Duck breast with herb bulgur wheat, poached plums and plum sauce
By Tony Rodd, MasterChef finalist 2015
- 2 Gressingham duck breasts
- 100g bulgur wheat
- Small bunch parsley
- 50g dried apricots
- 50g dried cranberries
- 600ml chicken stock
- 3 red plums
- 3 yellow plums
- 50ml port
- 1 shallot
- Sprig thyme
- Score the skin of your duck and season well with salt and pepper.
- Place skin side down into a cold, non stick frying pan and place over a medium-high heat.
- Cook for 10 minutes without moving.
- Give the breasts a gentle squeeze.

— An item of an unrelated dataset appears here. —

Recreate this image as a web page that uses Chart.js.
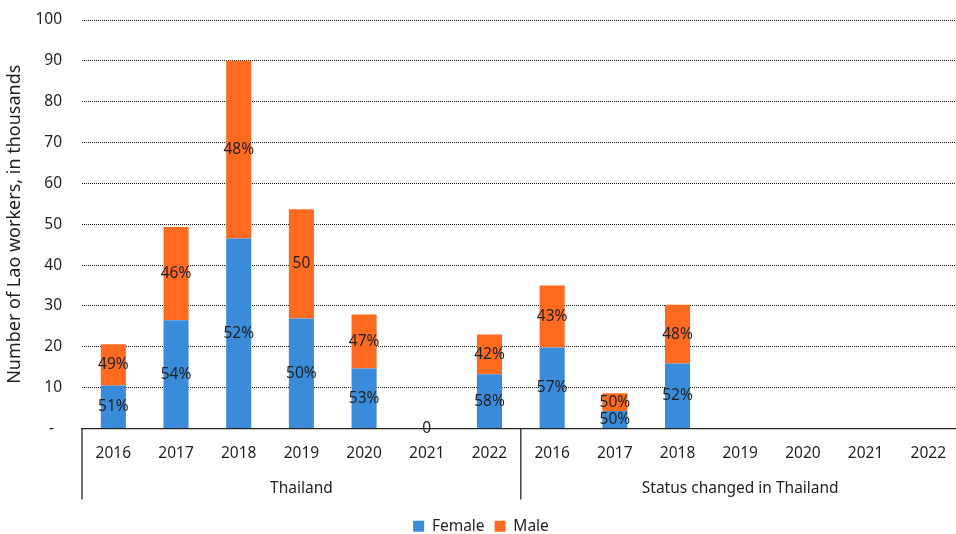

They should give a little but still be soft.
- If you need to cook further, place into an oven at 180°C for 10 minutes.
- Allow to rest for 5 minutes before serving.
- Place the bulgur wheat into a pan with 200ml chicken stock.
- Bring to the boil and allow to cook for 10 minutes.
- Remove from the heat and drain any excess liquid.
- Stir through some chopped parsley, apricots and cranberries.
- Gently fry the shallots in a saucepan with a little oil.
- Add the port and reduce by half.
- Add the stock and thyme and continue to cook.
- Halve the plums and add to the saucepan.
- After 10 minutes, remove the plums and strain off the shallots and thyme.
- Cook down the sauce until thick and finish by whisking in a little cold butter until glossy.
- To plate, cut the duck breast in half lengthways and place on the dish with the cut side up.
- Spoon on some bulgur and add a half of each plum to the dish.
- Drizzle some sauce around the plate.